For the order of life which is contrary to the consciousness of men to give way to one in accord with it, it is necessary for the obsolete public opinion to give way to a live and new one.

For the old, obsolete public opinion to give way to the new, live one, it is necessary that the men who are conscious of the new demands of life should clearly express them. Meanwhile all the men who recognize all these new demands, one in the name of one thing, and another in the name of another, not only repress them, but even in words and deeds confirm what is directly opposed to these demands. Only the truth and its expression can establish that new public opinion which will change the obsolete and harmful order of life; we, however, not only do not express the truth which we know, but frequently even express precisely what we consider to be an untruth.

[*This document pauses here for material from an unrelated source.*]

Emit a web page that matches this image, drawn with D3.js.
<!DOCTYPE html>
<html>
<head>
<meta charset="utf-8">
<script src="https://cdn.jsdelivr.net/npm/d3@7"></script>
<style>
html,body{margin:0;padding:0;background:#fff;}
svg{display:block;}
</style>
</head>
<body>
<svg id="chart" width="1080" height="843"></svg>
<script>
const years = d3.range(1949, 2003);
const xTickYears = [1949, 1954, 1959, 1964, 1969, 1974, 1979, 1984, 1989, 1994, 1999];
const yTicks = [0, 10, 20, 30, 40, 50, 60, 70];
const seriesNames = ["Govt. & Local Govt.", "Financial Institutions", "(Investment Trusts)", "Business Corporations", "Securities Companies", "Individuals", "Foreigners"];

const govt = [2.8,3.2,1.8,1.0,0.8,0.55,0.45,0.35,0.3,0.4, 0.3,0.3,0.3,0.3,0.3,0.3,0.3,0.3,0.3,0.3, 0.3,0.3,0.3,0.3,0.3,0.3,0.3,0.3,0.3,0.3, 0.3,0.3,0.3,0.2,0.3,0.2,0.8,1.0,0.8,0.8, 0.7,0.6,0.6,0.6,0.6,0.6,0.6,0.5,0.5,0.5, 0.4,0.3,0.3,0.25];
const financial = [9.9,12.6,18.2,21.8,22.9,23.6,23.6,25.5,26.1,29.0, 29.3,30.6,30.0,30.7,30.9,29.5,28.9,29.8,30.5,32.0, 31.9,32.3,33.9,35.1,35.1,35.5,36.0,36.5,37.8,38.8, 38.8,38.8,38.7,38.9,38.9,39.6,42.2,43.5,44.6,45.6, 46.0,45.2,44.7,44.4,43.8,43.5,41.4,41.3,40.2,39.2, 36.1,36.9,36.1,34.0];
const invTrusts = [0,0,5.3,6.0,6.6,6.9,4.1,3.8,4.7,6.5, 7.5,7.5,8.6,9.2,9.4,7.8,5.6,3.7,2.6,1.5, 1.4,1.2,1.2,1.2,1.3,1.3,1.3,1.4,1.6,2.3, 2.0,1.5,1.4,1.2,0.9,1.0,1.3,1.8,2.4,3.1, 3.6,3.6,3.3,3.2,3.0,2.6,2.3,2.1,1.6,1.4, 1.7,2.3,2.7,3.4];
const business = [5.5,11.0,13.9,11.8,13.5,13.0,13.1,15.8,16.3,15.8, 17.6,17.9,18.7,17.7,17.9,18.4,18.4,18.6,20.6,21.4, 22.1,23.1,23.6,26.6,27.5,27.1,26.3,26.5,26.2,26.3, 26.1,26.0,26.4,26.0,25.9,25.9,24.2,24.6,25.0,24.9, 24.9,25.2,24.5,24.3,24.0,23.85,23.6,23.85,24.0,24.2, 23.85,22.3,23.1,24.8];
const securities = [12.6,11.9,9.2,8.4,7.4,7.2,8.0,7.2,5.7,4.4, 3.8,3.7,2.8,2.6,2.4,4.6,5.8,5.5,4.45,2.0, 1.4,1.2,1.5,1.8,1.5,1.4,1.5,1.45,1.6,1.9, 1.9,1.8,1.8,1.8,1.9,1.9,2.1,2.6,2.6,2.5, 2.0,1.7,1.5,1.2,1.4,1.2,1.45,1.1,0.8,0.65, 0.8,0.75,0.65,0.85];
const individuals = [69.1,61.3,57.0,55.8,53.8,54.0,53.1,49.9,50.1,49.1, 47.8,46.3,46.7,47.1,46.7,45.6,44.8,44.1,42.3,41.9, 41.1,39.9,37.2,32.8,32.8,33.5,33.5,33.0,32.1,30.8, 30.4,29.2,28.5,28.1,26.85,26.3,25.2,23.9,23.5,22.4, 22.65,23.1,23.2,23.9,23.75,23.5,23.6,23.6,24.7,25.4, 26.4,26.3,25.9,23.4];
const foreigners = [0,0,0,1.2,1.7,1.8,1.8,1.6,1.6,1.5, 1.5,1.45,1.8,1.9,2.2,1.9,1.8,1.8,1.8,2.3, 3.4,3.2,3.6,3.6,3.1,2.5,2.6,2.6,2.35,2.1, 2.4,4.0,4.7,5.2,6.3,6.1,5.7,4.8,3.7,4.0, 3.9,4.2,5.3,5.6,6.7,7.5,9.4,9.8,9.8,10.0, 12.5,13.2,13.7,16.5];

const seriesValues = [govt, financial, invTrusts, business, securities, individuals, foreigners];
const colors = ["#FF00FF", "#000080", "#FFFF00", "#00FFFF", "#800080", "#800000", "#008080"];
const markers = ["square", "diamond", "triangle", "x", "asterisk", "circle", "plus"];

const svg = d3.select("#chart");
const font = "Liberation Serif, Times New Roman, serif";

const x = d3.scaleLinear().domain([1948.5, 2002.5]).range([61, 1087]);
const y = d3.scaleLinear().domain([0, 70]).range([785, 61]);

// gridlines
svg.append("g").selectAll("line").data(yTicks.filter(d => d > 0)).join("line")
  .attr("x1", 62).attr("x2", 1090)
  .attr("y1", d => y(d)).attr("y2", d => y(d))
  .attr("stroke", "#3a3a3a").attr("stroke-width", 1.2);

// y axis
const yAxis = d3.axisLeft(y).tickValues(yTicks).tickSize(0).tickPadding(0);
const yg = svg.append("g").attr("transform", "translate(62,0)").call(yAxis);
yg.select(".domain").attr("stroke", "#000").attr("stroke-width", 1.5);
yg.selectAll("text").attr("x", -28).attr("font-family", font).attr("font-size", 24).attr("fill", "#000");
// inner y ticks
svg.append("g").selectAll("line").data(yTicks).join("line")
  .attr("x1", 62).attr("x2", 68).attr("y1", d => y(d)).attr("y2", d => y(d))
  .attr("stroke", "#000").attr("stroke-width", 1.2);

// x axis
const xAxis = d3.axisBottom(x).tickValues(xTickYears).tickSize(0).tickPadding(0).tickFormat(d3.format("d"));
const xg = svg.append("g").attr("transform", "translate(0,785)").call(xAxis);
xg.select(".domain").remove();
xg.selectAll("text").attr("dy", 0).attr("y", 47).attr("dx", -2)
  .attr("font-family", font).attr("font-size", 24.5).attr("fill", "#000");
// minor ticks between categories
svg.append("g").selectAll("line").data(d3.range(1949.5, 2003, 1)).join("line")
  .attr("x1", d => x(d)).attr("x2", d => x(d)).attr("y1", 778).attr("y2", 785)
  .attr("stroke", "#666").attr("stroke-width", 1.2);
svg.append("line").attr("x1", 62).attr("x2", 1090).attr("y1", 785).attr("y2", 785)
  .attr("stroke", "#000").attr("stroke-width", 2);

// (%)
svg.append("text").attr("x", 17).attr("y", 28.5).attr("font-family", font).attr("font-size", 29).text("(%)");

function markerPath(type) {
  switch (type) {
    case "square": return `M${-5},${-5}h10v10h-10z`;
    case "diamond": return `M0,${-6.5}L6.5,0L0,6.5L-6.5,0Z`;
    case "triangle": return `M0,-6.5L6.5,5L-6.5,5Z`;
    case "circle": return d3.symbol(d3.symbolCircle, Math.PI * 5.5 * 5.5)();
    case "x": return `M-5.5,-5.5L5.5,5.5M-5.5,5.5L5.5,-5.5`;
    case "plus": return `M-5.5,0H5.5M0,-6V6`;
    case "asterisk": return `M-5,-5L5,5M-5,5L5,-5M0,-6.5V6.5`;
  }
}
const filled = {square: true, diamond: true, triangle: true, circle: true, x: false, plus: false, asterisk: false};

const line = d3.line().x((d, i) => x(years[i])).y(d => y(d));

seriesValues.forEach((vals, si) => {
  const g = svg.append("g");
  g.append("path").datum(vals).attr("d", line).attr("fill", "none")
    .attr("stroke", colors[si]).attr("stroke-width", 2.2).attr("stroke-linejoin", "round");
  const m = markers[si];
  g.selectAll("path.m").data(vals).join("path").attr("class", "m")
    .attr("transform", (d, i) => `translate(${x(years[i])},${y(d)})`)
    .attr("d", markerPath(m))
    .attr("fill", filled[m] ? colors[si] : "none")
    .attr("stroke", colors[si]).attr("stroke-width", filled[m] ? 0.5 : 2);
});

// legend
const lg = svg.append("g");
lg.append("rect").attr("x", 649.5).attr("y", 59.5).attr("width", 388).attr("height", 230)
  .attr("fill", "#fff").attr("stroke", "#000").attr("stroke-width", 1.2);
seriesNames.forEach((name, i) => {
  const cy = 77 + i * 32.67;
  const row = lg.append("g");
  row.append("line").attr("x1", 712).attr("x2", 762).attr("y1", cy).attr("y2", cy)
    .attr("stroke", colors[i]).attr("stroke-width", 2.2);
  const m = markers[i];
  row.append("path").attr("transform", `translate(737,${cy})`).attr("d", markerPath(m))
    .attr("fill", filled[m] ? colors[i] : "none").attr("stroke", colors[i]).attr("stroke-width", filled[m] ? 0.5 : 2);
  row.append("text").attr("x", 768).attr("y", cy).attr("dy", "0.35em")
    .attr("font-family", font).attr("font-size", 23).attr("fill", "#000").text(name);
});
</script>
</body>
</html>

If free men would only not depend on what has no force and is never free,—on external power,—and would always believe in what is always powerful and free,—in the truth and its expression. If men only expressed boldly the truth, already revealed to them, about the brotherhood of all the nations and about the criminality of the exclusive membership in one nation, the dead, false public opinion, on which the whole power of the governments is based, and all the evil produced by them, would fall off by itself like a dried-up skin, and there would appear that new, live public opinion, which is only waiting for the sloughing off of the hampering old opinion, in order clearly and boldly to proclaim its demands and establish the new forms of life in accordance with the consciousness of men.

XVIII.

Men need but understand that what is given out to them as public opinion, what is maintained by such complex and artificial means, is not public opinion, but only the dead consequence of the quondam public opinion; they need only, above all, believe in themselves, in this, that what is cognized by them in the depth of their hearts, what begs for recognition and finds no expression only because it contradicts public opinion, is that force which changes the world, and the manifestation of which forms man's destiny; men need but believe that the truth is not what men about him say, but what his conscience, that is, God, says to him, and immediately there will disappear the false, artificially sustained public opinion, and the true one will be established.

If men only said what they believe, and did not say what they do not believe, there would immediately disappear the superstitions that result from patriotism, and all the evil feelings and all the violence, which are based on them. There would disappear the hatred and hostility of states against states and of nationalities against nationalities, which are fanned by the governments; there would disappear the eulogizing of military exploits, that is, of murder; there would, above all else, disappear the respect for the authorities, the surrender of people's labours and the submission to them, for which there are no foundations outside of patriotism.